**What the exercise asks**
Write again exactly the lines in the listing below, starting at the line with "Give me the Chart.js source for this chart." and ending at the line with "sans-serif', size: 35", both included. Pictures are not copied.

**Entries**
◇ ◇ ◇ ◇ ◇ ◇ ◇
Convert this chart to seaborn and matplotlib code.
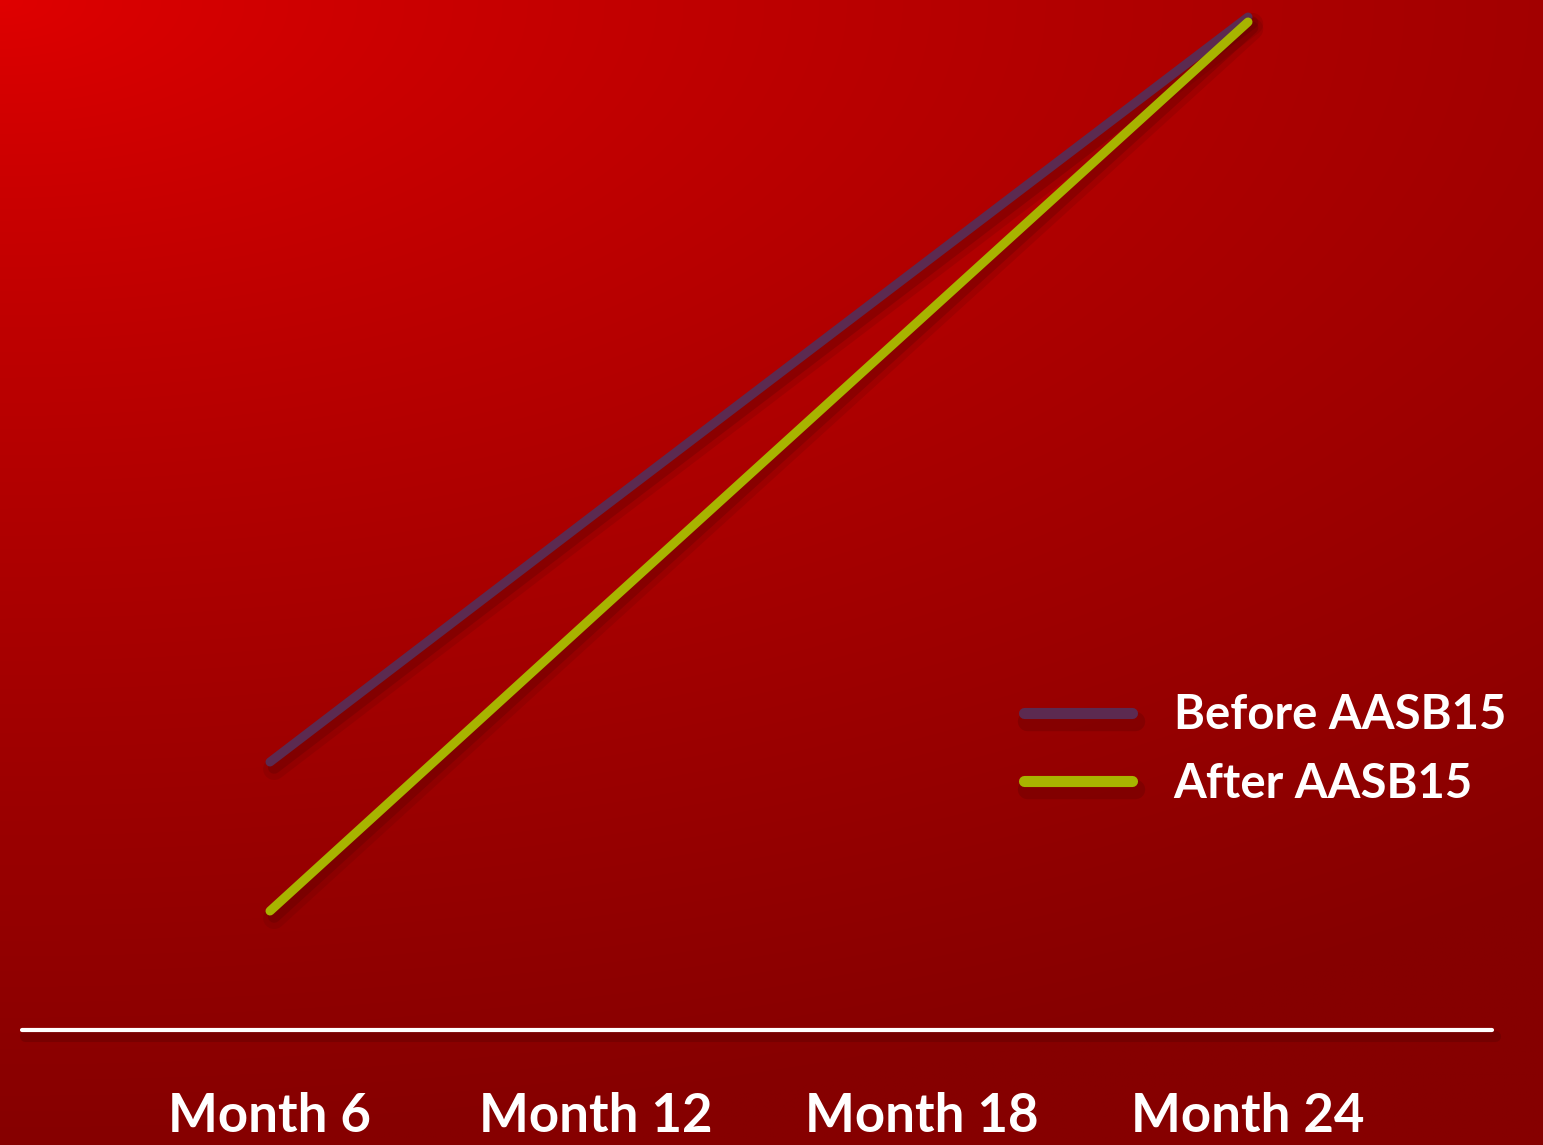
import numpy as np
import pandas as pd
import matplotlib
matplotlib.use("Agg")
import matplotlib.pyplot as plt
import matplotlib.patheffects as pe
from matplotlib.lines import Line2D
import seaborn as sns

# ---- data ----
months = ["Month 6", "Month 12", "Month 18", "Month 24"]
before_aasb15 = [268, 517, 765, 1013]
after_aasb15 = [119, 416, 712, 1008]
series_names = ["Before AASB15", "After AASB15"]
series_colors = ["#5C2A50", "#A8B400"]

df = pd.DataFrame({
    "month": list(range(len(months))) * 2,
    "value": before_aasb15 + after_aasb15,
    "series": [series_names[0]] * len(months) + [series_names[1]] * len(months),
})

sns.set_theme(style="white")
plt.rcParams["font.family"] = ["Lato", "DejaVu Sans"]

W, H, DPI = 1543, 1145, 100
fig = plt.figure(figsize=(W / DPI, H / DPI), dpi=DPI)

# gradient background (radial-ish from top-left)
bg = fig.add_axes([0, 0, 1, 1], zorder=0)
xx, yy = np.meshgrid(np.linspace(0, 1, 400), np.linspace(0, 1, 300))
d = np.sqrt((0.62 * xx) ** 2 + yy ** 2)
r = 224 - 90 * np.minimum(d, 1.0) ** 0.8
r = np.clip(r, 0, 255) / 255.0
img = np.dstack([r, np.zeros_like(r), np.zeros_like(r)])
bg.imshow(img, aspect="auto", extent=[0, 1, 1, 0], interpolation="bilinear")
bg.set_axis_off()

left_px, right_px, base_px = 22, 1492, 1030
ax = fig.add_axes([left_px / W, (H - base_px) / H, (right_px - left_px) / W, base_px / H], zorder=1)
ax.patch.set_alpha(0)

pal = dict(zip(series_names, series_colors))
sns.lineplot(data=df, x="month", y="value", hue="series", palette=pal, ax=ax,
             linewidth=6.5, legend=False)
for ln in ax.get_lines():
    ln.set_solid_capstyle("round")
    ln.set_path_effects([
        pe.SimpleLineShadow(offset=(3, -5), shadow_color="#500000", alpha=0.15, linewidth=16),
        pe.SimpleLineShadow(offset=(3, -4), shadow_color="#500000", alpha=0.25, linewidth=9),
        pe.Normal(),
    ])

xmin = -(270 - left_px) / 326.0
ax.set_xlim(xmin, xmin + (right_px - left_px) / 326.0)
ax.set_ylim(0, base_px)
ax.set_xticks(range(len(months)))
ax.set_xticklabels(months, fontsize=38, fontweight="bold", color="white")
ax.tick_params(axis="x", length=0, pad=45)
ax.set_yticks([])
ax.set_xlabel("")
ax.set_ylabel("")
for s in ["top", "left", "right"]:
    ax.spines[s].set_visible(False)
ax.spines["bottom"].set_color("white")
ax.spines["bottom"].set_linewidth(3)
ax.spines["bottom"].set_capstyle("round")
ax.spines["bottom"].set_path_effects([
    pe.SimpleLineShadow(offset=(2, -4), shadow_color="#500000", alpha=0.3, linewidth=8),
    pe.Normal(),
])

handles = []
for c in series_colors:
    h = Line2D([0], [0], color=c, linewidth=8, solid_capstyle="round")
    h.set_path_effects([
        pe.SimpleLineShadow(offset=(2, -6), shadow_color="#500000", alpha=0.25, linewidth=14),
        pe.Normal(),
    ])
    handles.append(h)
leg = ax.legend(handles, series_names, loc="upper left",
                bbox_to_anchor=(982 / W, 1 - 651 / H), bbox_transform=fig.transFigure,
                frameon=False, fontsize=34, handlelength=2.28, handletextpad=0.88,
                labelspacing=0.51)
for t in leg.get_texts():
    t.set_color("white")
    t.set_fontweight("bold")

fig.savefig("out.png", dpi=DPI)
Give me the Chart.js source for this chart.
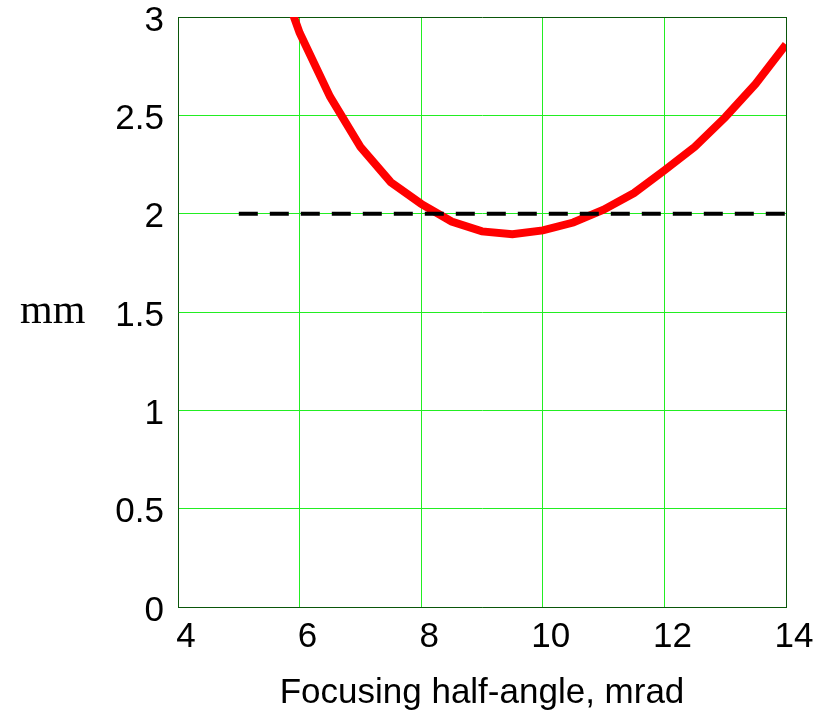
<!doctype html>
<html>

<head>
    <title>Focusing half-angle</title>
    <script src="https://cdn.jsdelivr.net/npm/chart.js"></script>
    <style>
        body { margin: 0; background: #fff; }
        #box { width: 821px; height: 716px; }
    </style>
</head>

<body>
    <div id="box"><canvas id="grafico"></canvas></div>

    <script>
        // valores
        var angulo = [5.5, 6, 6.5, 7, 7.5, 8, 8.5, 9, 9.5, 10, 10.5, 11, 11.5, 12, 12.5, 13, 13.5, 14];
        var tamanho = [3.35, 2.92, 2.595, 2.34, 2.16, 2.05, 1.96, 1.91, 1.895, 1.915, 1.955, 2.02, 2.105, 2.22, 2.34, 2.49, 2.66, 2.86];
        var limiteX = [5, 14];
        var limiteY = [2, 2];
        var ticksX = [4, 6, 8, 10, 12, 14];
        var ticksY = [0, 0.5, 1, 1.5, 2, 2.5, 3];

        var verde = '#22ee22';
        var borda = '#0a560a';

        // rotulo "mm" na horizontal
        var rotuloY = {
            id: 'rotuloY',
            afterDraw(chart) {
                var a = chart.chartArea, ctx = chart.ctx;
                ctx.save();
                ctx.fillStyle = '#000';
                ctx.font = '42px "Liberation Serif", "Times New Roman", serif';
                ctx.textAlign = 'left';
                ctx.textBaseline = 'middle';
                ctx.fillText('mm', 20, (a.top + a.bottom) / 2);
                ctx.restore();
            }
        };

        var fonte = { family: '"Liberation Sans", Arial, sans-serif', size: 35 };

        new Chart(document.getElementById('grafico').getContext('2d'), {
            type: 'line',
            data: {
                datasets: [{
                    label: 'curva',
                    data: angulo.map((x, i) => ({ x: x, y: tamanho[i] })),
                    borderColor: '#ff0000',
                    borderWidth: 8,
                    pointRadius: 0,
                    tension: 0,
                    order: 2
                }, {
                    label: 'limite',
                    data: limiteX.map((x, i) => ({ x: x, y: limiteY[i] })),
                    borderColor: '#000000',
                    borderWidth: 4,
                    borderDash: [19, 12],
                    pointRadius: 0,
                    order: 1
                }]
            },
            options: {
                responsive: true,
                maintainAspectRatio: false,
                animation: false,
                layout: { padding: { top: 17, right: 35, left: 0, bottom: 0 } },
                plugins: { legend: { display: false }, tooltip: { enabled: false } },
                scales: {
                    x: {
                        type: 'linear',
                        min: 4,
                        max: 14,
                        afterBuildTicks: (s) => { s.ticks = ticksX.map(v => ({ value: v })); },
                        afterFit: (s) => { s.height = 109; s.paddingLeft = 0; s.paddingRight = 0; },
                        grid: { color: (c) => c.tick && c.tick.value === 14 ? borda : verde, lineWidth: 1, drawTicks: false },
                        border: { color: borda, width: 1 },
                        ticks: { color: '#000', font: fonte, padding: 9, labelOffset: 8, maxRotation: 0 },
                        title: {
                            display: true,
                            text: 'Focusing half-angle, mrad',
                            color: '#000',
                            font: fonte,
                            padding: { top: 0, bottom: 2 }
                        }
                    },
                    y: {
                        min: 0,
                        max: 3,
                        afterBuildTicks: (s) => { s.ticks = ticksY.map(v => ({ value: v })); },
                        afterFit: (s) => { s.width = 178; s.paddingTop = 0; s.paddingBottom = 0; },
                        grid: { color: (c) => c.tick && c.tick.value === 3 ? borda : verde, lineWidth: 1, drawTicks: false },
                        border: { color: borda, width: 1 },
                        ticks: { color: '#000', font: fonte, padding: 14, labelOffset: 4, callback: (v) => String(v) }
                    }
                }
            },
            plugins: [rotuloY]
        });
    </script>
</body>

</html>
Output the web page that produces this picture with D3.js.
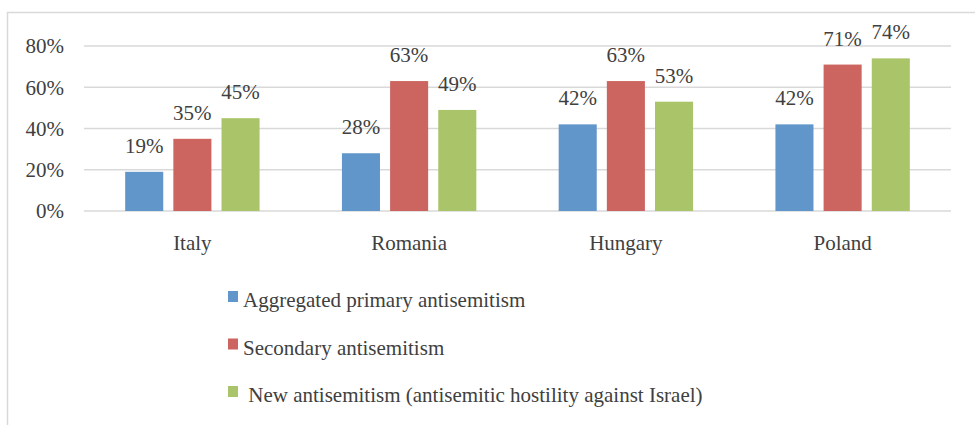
◇ ◇ ◇ ◇ ◇ ◇ ◇
**The completed task**
Give me the Chart.js source for this chart.
<!doctype html>
<html>

<head>
    <title>Focusing half-angle</title>
    <script src="https://cdn.jsdelivr.net/npm/chart.js"></script>
    <style>
        body { margin: 0; background: #fff; }
        #box { width: 821px; height: 716px; }
    </style>
</head>

<body>
    <div id="box"><canvas id="grafico"></canvas></div>

    <script>
        // valores
        var angulo = [5.5, 6, 6.5, 7, 7.5, 8, 8.5, 9, 9.5, 10, 10.5, 11, 11.5, 12, 12.5, 13, 13.5, 14];
        var tamanho = [3.35, 2.92, 2.595, 2.34, 2.16, 2.05, 1.96, 1.91, 1.895, 1.915, 1.955, 2.02, 2.105, 2.22, 2.34, 2.49, 2.66, 2.86];
        var limiteX = [5, 14];
        var limiteY = [2, 2];
        var ticksX = [4, 6, 8, 10, 12, 14];
        var ticksY = [0, 0.5, 1, 1.5, 2, 2.5, 3];

        var verde = '#22ee22';
        var borda = '#0a560a';

        // rotulo "mm" na horizontal
        var rotuloY = {
            id: 'rotuloY',
            afterDraw(chart) {
                var a = chart.chartArea, ctx = chart.ctx;
                ctx.save();
                ctx.fillStyle = '#000';
                ctx.font = '42px "Liberation Serif", "Times New Roman", serif';
                ctx.textAlign = 'left';
                ctx.textBaseline = 'middle';
                ctx.fillText('mm', 20, (a.top + a.bottom) / 2);
                ctx.restore();
            }
        };

        var fonte = { family: '"Liberation Sans", Arial, sans-serif', size: 35 };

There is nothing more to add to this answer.